Nevertheless, this decision was soon criticised by those who felt that claimants would not be adequately compensated for harm caused and so section 3 of the Compensation Act 2006 attempts to reverse this decision by making all defendants jointly and severally liable for any harm caused to the claimant. This is however justifiable in asbestos cases because of the scientific evidence that has been provided making it clear that the disease may be contracted by a single fibre and so it would be very difficult to determine who actually caused the harm. Yet, it is clear that those who have not caused harm will still be found liable if there is a chance that they may have which is severely unjust, yet as expressed by Regan; “the courts have shown an increasingly flexible approach to questions of causation in clinical negligence actions and they have imported concepts from cases of industrial disease.” [13] Arguably, the “material contribution” test will only be applied in those cases where it would be very difficult to establish who actually caused harm to the claimant. This approach appears to remove the possibility of defendants escaping liability whilst ensuring that claimants are redressed for harm suffered. Essentially, it seems that the ‘but for’ test will only be used in cases not concerning the contraction of asbestos and as has been pointed out; “the correct test on causation was whether or not the tortious exposure had materially increased the risk of harm and a defendant was not entitled to require the claimant to prove causation by reference to a twofold increase in risk.” [14]

Conclusion

Overall, it seems that the notion of corrective justice is undermined by a desire to secure compensation for innocent victims to a certain degree.
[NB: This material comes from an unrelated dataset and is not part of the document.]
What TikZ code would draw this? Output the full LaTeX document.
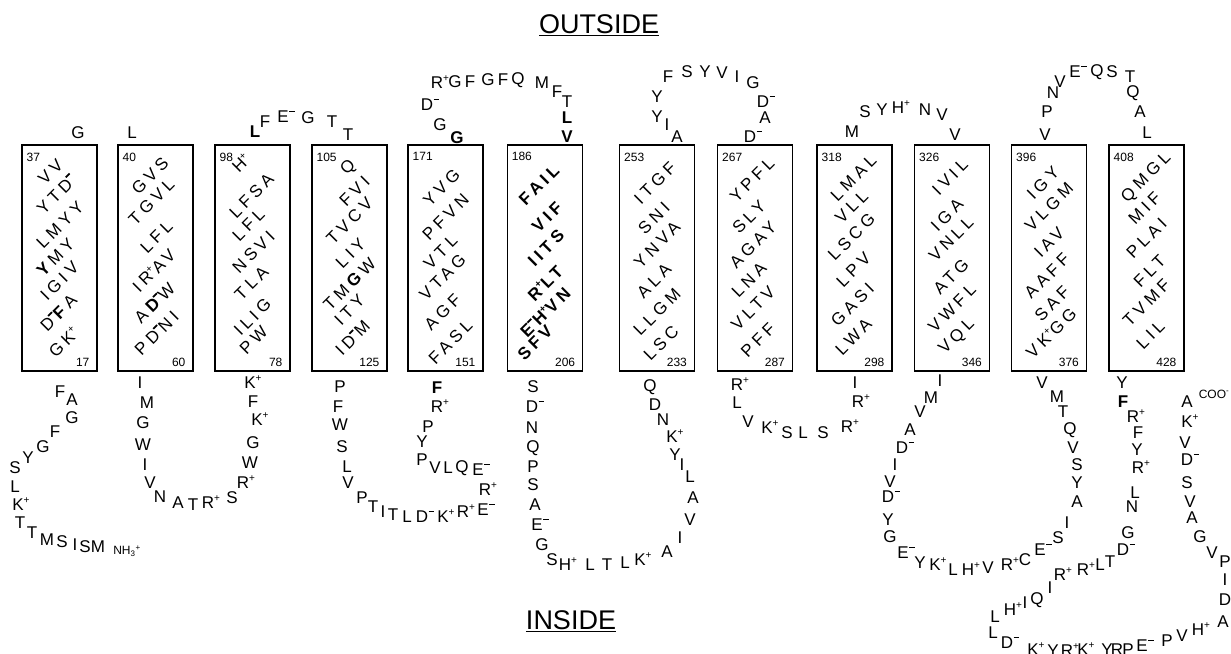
\documentclass[tikz,border=0pt]{standalone}
\usepackage{fontspec}
\setmainfont{Liberation Sans}
\newfontfamily\tmfont[LetterSpace=24]{Liberation Sans}
\usepackage{tikz}
\usetikzlibrary{positioning}

% charges: zero width in the loops, real width inside the helices
\newcommand{\chp}{\rlap{\smash{\raisebox{0.42em}{\fontsize{10}{10}\selectfont+}}}}
\newcommand{\chm}{\rlap{\smash{\hspace{0.5pt}\raisebox{0.62em}{\rule{0.32em}{0.1em}}}}}
\newcommand{\rowp}{\raisebox{0.42em}{\fontsize{10}{10}\selectfont+}}
\newcommand{\rowm}{\raisebox{0.62em}{\rule{0.32em}{0.1em}}}

\tikzset{
  aa/.style={font=\fontsize{17}{17}\selectfont, inner sep=0pt},
  tmbox/.style={draw, minimum width=75pt, minimum height=226pt, inner sep=0pt},
  tmrow/.style={font=\tmfont\fontsize{17}{17}\selectfont, inner sep=0pt, rotate=45},
  tmrowbold/.style={tmrow, font=\tmfont\bfseries\fontsize{17}{17}\selectfont},
  tmnum/.style={font=\fontsize{12}{12}\selectfont, inner sep=0pt},
  sidelabel/.style={font=\fontsize{27}{27}\selectfont, inner sep=0pt},
  termlabel/.style={font=\fontsize{12}{12}\selectfont, inner sep=0pt}
}

\begin{document}
\begin{tikzpicture}[x=1pt, y=-1pt]
\useasboundingbox (0,0) rectangle (1231,653);

\node[sidelabel] (outside) at (599,25) {\underline{OUTSIDE}};
\node[sidelabel] (inside) at (571,621) {\underline{INSIDE}};

% helices
\foreach \i/\cx/\ntop/\nbot/\lw in {1/59.5/37/17/1.1, 2/155.5/40/60/1.1, 3/252.5/98/78/1.1,
  4/349.5/105/125/1.1, 5/445.5/171/151/1.1, 6/545/186/206/1.7, 7/657/253/233/1.1,
  8/755/267/287/1.1, 9/854.5/318/298/1.1, 10/952/326/346/1.1, 11/1049/396/376/1.1,
  12/1146.5/408/428/1.1}{
  \node[tmbox, line width=\lw pt] (h\i) at (\cx,258) {};
  \node[tmnum, anchor=north west] (h\i-top) at ([shift={(5,8)}]h\i.north west) {\ntop};
  \node[tmnum, anchor=south east] (h\i-bot) at ([shift={(-8,-5)}]h\i.south east) {\nbot};
}

\foreach \x/\y/\t [count=\k] in {50.5/172/VV, 56.5/194/YTD\rowm, 60/225/LMYY, 55.5/257/\textbf{Y}MY,
  59.5/281/IGIV, 58.5/313/D\rowm\textbf{F}A, 63.5/342/GK\rowp}
  \node[tmrow] (r1-\k) at (\x,\y) {\t};
\foreach \x/\y/\t [count=\k] in {150/176/GVS, 151.5/202/TGVL, 156.5/237/LFL, 153.5/270/IR\rowp AV,
  154.5/303/A\textbf{D\rowm}W, 156.5/333/PD\rowm NI}
  \node[tmrow] (r2-\k) at (\x,\y) {\t};
\foreach \x/\y/\t [count=\k] in {241/163/H\rowp, 251.5/196/LFSA, 248.5/225/LFL, 253.5/252/NSVI,
  251.5/283/TLA, 252.5/317/ILIG, 253.5/340/PW}
  \node[tmrow] (r3-\k) at (\x,\y) {\t};
\foreach \x/\y/\t [count=\k] in {348.5/168/Q, 354.5/191/FVI, 349.5/221/TVCV, 350.5/253/LIY,
  349.5/284/TM\textbf{G}W, 349.5/310/ITY, 352.5/338/ID\rowm M}
  \node[tmrow] (r4-\k) at (\x,\y) {\t};
\foreach \x/\y/\t [count=\k] in {441.5/188/YVG, 445.5/217/PFVN, 440.5/252/VTL, 442.5/277/VTAG,
  442.5/312/AGF, 450.5/342/FASL}
  \node[tmrow] (r5-\k) at (\x,\y) {\t};
\foreach \x/\y/\t [count=\k] in {539/185/FAIL, 547/217/VIF, 546/248/IITS, 545/283/R\rowp LT,
  545/312/E\rowm H\rowp VN, 535/343/SFV}
  \node[tmrowbold] (r6-\k) at (\x,\y) {\t};
\foreach \x/\y/\t [count=\k] in {655/183/ITGF, 654/218/SNI, 657/245/YNVA, 654/281/ALA,
  657/312/LLGM, 661/343/LSC}
  \node[tmrow] (r7-\k) at (\x,\y) {\t};
\foreach \x/\y/\t [count=\k] in {752/180/YPFL, 749/217/SLY, 753/245/AGAY, 749/280/LNA,
  753/308/VLTV, 758/340/PFF}
  \node[tmrow] (r8-\k) at (\x,\y) {\t};
\foreach \x/\y/\t [count=\k] in {853.5/178/LMAL, 851.5/207/VLL, 851.5/237/LSCG, 853.5/270/LPV,
  852.5/305/GASI, 853.5/337/LWA}
  \node[tmrow] (r9-\k) at (\x,\y) {\t};
\foreach \x/\y/\t [count=\k] in {950/177/IVIL, 947/215/IGA, 951/239/VNLL, 951/277/ATG,
  952/308/VWFL, 957/337/VQL}
  \node[tmrow] (r10-\k) at (\x,\y) {\t};
\foreach \x/\y/\t [count=\k] in {1043/183/IGY, 1049/207/VLGM, 1049/242/IAV, 1047/276/AAFF,
  1052/304/SAF, 1051/333/VK\rowp GG}
  \node[tmrow] (r11-\k) at (\x,\y) {\t};
\foreach \x/\y/\t [count=\k] in {1146.5/178/QMGL, 1144.5/208/MIF, 1146.5/238/PLAI, 1149.5/271/FLT,
  1146.5/303/TVMF, 1150.5/335/LIL}
  \node[tmrow] (r12-\k) at (\x,\y) {\t};

% outside loops
\foreach \x/\y/\t [count=\k] in {78/133/G, 132/133/L,
  255/132/\textbf{L}, 265/122/F, 283/117/E\chm, 308/118/G, 332/122/T, 348/135/T}
  \node[aa] (o1-\k) at (\x,\y) {\t};
\foreach \x/\y/\t [count=\k] in {457/138/\textbf{G}, 440/125/G, 427/105/D\chm, 437/83/R\chp,
  455/82/G, 470/82/F, 488/80/G, 503/80/F, 518/80/Q, 542/83/M, 557/92/F, 567/102/T,
  567/118/\textbf{L}, 567/137/\textbf{V}}
  \node[aa] (o3-\k) at (\x,\y) {\t};
\foreach \x/\y/\t [count=\k] in {677/137/A, 667/125/I, 657/117/Y, 657/97/Y, 668/77/F, 687/72/S,
  705/72/Y, 722/73/V, 737/77/I, 753/83/G, 763/102/D\chm, 765/118/A, 750/137/D\chm}
  \node[aa] (o4-\k) at (\x,\y) {\t};
\foreach \x/\y/\t [count=\k] in {852/132/M, 865/112/S, 882/110/Y, 898/108/H\chp, 925/110/N,
  942/115/V, 955/135/V}
  \node[aa] (o5-\k) at (\x,\y) {\t};
\foreach \x/\y/\t [count=\k] in {1045/135/V, 1047/112/P, 1053/93/N, 1060/82/V, 1075/72/E\chm,
  1097/72/Q, 1112/72/S, 1130/77/T, 1133/93/Q, 1140/112/A, 1147/133/L}
  \node[aa] (o6-\k) at (\x,\y) {\t};

% inside loops
\foreach \x/\y/\t [count=\k] in {60/392/F, 72/400/A, 72/418/G, 55/432/F, 43/447/G, 28/458/Y,
  15/468/S, 15/487/L, 18/505/K\chp, 20/523/T, 32/533/T, 47/540/M, 62/542/S, 75/545/I,
  85/547/S, 98/547/M}
  \node[aa] (i1-\k) at (\x,\y) {\t};
\node[termlabel] (nterm) at (127,551) {NH\textsubscript{3}\textsuperscript{+}};
\foreach \x/\y/\t [count=\k] in {140/383/I, 147/403/M, 143/423/G, 143/445/W, 145/465/I,
  150/483/V, 160/497/N, 178/503/A, 193/505/T, 208/503/R\chp, 232/498/S, 243/483/R\chp,
  250/463/W, 253/443/G, 257/420/K\chp, 253/402/F, 250/383/K\chp}
  \node[aa] (i2-\k) at (\x,\y) {\t};
\foreach \x/\y/\t [count=\k] in {340/387/P, 338/407/F, 340/425/W, 342/447/S, 347/467/L,
  348/483/V, 362/498/P, 373/507/T, 383/512/I, 393/515/T, 407/517/L, 422/517/D\chm,
  443/517/K\chp, 463/512/R\chp, 483/510/E\chm, 485/490/R\chp, 478/470/E\chm, 462/468/Q,
  448/468/L, 435/468/V, 422/460/P, 422/442/Y, 428/427/P, 437/407/R\chp, 437/388/\textbf{F}}
  \node[aa] (i3-\k) at (\x,\y) {\t};
\foreach \x/\y/\t [count=\k] in {533/387/S, 532/407/D\chm, 532/428/N, 533/448/Q, 533/467/P,
  533/485/S, 535/505/A, 537/525/E\chm, 542/545/G, 552/560/S, 565/565/H\chp, 590/565/L,
  607/565/T, 625/563/L, 640/560/K\chp, 667/552/A, 680/538/I, 690/520/V, 693/498/A,
  690/477/L, 682/465/I, 675/455/Y, 672/437/K\chp, 663/420/N, 655/405/D, 650/387/Q}
  \node[aa] (i4-\k) at (\x,\y) {\t};
\foreach \x/\y/\t [count=\k] in {737/385/R\chp, 737/403/L, 748/422/V, 767/428/K\chp,
  787/433/S, 803/433/L, 823/433/S, 847/427/R\chp, 858/402/R\chp, 855/383/I}
  \node[aa] (i5-\k) at (\x,\y) {\t};
\foreach \x/\y/\t [count=\k] in {940/381/I, 931/398/M, 920/412/V, 910/430/A, 902/448/D\chm,
  895/465/I, 890/482/V, 888/497/D\chm, 888/520/Y, 890/537/G, 903/553/E\chm, 920/563/Y,
  935/565/K\chp, 953/570/L, 968/570/H\chp, 988/568/V, 1007/565/R\chp, 1025/560/C,
  1040/550/E\chm, 1058/538/S, 1067/523/I, 1077/502/A, 1077/483/Y, 1077/465/S, 1073/448/V,
  1070/430/Q, 1063/412/T, 1057/397/M, 1042/383/V}
  \node[aa] (i6-\k) at (\x,\y) {\t};
\foreach \x/\y/\t [count=\k] in {1122/383/Y, 1123/402/\textbf{F}, 1133/417/R\chp, 1138/433/F,
  1137/450/Y, 1138/468/R\chp, 1135/493/L, 1132/507/N, 1128/533/G, 1123/550/D\chm,
  1110/562/T, 1100/565/L, 1083/570/R\chp, 1060/575/R\chp, 1050/588/I, 1037/600/Q,
  1025/603/I, 1010/610/H\chp, 995/617/L, 993/633/L, 1007/643/D\chm, 1033/650/K\chp,
  1053/651/Y, 1067/651/R\chp, 1083/650/K\chp, 1107/650/Y, 1117/650/R, 1128/650/P,
  1142/646/E\chm, 1167/641/P, 1182/636/V, 1198/630/H\chp, 1223/622/A, 1225/600/D,
  1225/580/I, 1225/562/P, 1212/553/V, 1200/537/G, 1192/518/A, 1190/502/V, 1187/483/S,
  1187/460/D\chm, 1185/443/V, 1187/422/K\chp, 1187/402/A}
  \node[aa] (i7-\k) at (\x,\y) {\t};
\node[termlabel] (cterm) at (1214,394) {COO\textsuperscript{-}};
\end{tikzpicture}
\end{document}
This is evidenced by the fact that defendants who are likely to have caused harm will be jointly and severally liable to claimants regardless of whether they have actually caused harm or not. This is because; it has been scientifically proven that the contraction of mesothelioma can occur from a single fibre which makes it almost impossible to determine who has caused the harm. This appears somewhat absurd, nonetheless, since innocent persons will be found liable in the majority of instances which is wholly undesirable and unjust. Yet, this has been considered necessary in the majority of cases in order to ensure that wrongdoers do not escape liability and that victims can be compensated. Whether this approach is satisfactory remains a debatable subject and it is clear that the rights of innocent victims are being certified at the expense of defendants rights. In effect, greater certainty and clarity is needed within this area of the law yet it is doubtful that this will ever be achieved given the complexity of establishing the cause of harm in cases concerning asbestos.